Plus, Jack has secretly built himself a hideaway where trees (the planet is otherwise devoid of flora) grow next to a pond (water) and where he has stacked a small collection of leatherbound books (books!) by McAuley and Charles Dickens and has an iconic picture of Andrew Wyeth hanging on the wall that must be worth millions, and an analogue phonograph playing the score composed by M83. Jack listens to the score, and we listen to the score, and all of us arrive at the conclusion that the music is really the worst part of this production. And then night falls and Jack returns to the airborne cubus where Victoria has dinner ready and the swimming pool accommodates a round of tasty midnight sex (expect more poolsex in Hollywood's near future). One really wonders why Victoria is so eager to go home.

Morgan Freeman, Tom Cruise

Then the story gets kind of fuzzy, but Chang explains to me that the pockets of alien resistance are really pockets of human resistance, and nothing is what it seems, except for Morgan Freeman perhaps, who has played chieftains before and is now leading his Mad-Maxian tribe in an unequal fight against these mean-looking drones. To wit: the drones hover aggressively above the ground and always roll their shoulders prior to engaging their weapons. They also wince their mean red eyes and point laser beams at their targets. That's their wont, you might say, that's what drones do, but cinematographically it's really sexy.

A drone; judge yourself

Lets cut corners now. The wide-cheeked, large-eyed girl we've met in Jack's daydreams (Olga Kurylenko) falls out of the blue sky, literally, and then falls in love with Jack, Romeo&Juliet style ---  better even, they've been in love all the time since they've been married all the time, a fact eradicated from Jack's brain-washed memory (whence the title, Oblivion). It turns out, Jack and Victoria are mere instruments in the hands of the alien forces that actually won the war and are running Tet and are exploiting the planetary energy resources for unclear reasons and invented the Titan story to keep the humans happy although one wonders 'why bother' because all the humans, take this, all the humans are clones, even Jack is a clone, the only exceptions being (1) the wide-cheeked girl who spent her time in space hibernating before crashing back to earth at the right moment, (2) Sally, the officer in charge, who's just a computer-generated mirage, and (3) the Mad-Maxian tribes.
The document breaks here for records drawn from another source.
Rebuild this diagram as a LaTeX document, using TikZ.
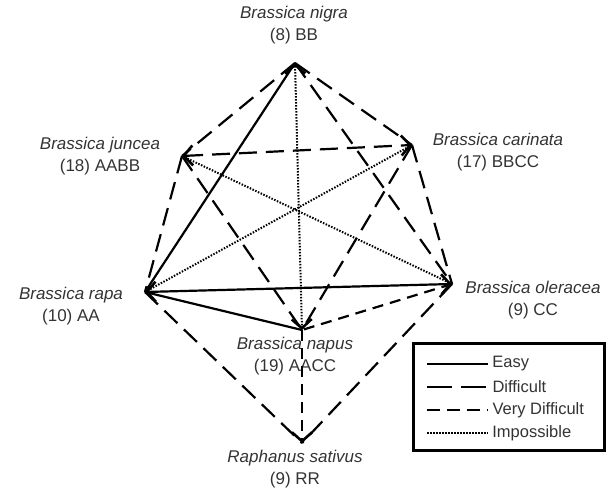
\documentclass[tikz,border=0pt]{standalone}
\usepackage{fontspec}
\setmainfont{Liberation Sans}
\usetikzlibrary{arrows.meta}

\begin{document}
\begin{tikzpicture}[x=1pt,y=-1pt,
    easy/.style={line width=2.2pt},
    difficult/.style={line width=2.2pt,dash pattern=on 18pt off 9pt},
    vdifficult/.style={line width=2.2pt,dash pattern=on 11pt off 7pt},
    impossible/.style={line width=2pt,dash pattern=on 1.5pt off 1.5pt},
    twoway/.style={{Straight Barb[length=9pt,width=20pt,line width=2.6pt]}-{Straight Barb[length=9pt,width=20pt,line width=2.6pt]}},
    oneway/.style={-{Straight Barb[length=9pt,width=20pt,line width=2.6pt]}},
    lbl/.style={align=center,text=black!80,font=\fontsize{17}{22}\selectfont}]
  \useasboundingbox (0,0) rectangle (608,489);
  % vertices of the diagram
  \coordinate (nigra) at (295,63);
  \coordinate (juncea) at (182,156);
  \coordinate (carinata) at (412,145);
  \coordinate (rapa) at (145,292);
  \coordinate (oleracea) at (452,284);
  \coordinate (napus) at (302,330);
  \coordinate (sativus) at (302,443);
  % species labels
  \node[lbl] (nigralbl) at (294,25) {\textit{Brassica nigra}\\(8) BB};
  \node[lbl] (juncealbl) at (100,156) {\textit{Brassica juncea}\\(18) AABB};
  \node[lbl] (carinatalbl) at (498,152) {\textit{Brassica carinata}\\(17) BBCC};
  \node[lbl] (rapalbl) at (71,306) {\textit{Brassica rapa}\\(10) AA};
  \node[lbl] (oleracealbl) at (533,300) {\textit{Brassica oleracea}\\(9) CC};
  \node[lbl] (napuslbl) at (295,356) {\textit{Brassica napus}\\(19) AACC};
  \node[lbl] (sativuslbl) at (295,469) {\textit{Raphanus sativus}\\(9) RR};
  % crosses
  \draw[easy] (nigra) -- (rapa);
  \draw[easy,twoway] (rapa) -- (oleracea);
  \draw[easy] (rapa) -- (napus);
  \draw[difficult] (nigra) -- (juncea);
  \draw[difficult] (nigra) -- (carinata);
  \draw[difficult] (nigra) -- (oleracea);
  \draw[difficult,twoway] (juncea) -- (carinata);
  \draw[difficult] (juncea) -- (rapa);
  \draw[difficult] (juncea) -- (napus);
  \draw[difficult] (carinata) -- (oleracea);
  \draw[difficult] (carinata) -- (napus);
  \draw[difficult] (rapa) -- (sativus);
  \draw[difficult] (oleracea) -- (sativus);
  \draw[vdifficult] (oleracea) -- (napus);
  \draw[vdifficult,oneway] (napus) -- (sativus);
  \draw[impossible,twoway] (nigra) -- (napus);
  \draw[impossible] (juncea) -- (oleracea);
  \draw[impossible] (rapa) -- (carinata);
  % legend
  \draw[line width=3pt] (413,343) rectangle (604,450);
  \draw[easy] (427,364) -- (488,364) node[lbl,right,font=\fontsize{16.5}{20}\selectfont] {Easy};
  \draw[line width=2.4pt,dash pattern=on 25pt off 9pt] (427,387) -- (488,387) node[lbl,right,font=\fontsize{16.5}{20}\selectfont] {Difficult};
  \draw[line width=2.4pt,dash pattern=on 13pt off 7pt] (427,410) -- (488,410) node[lbl,right,font=\fontsize{16.5}{20}\selectfont] {Very Difficult};
  \draw[impossible] (427,433) -- (488,433) node[lbl,right,font=\fontsize{16.5}{20}\selectfont] {Impossible};
\end{tikzpicture}
\end{document}
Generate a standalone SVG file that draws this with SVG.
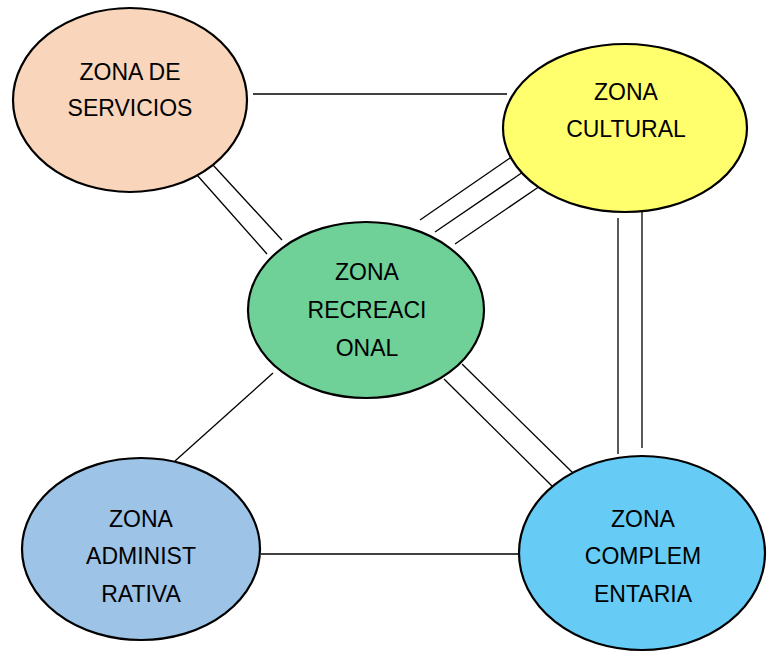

What's next? Well, (a) Jack and the wide-cheeked, large-eyed girl have to procreate, because our Jack (clone number 42, the script keeps the numbers mercifully short) will die in a heroic act; so (b) Jack and  the wide-cheeked, large-eyed girl  have a brief romantic session at this hideaway next to this pond; (c) Victoria becomes aware of this and cries and tells computer-generated Sally that she and Jack are no longer an effective team; (d) more complications arise, giving rise to more beautiful shots of dystopian landscapes and vicious fights between clones and Mad-Maxian tribes.

More complications

(e) Morgan Freeman gets hurt but stays around because his engineers have prepared a nuclear device that he and Jack will now deliver to Tet where they do their martyr thing in an Independence-Day inspired turn of events (BOOM), and (f) a happy ending ensues since Tet is toast, the aliens are history, and there are so many clones of Jack around that one of them, number 52, fits the wide-cheeked, large-eyed girl just fine and serves forthwith as replacement for heroic Jack number 42. "Marriage" --- recall Immanuel Kant's oft-mistranslated definition of marriage --- "marriage is a community for the reciprocal use of sexual properties."  Curtain.

When you finally write this up and think it through, you can't help but conclude that a fabricated story has been draped around cinematographically contrived  images and over-compensated talent (the word superstar has gone out of fashion). But it's fun while it lasts.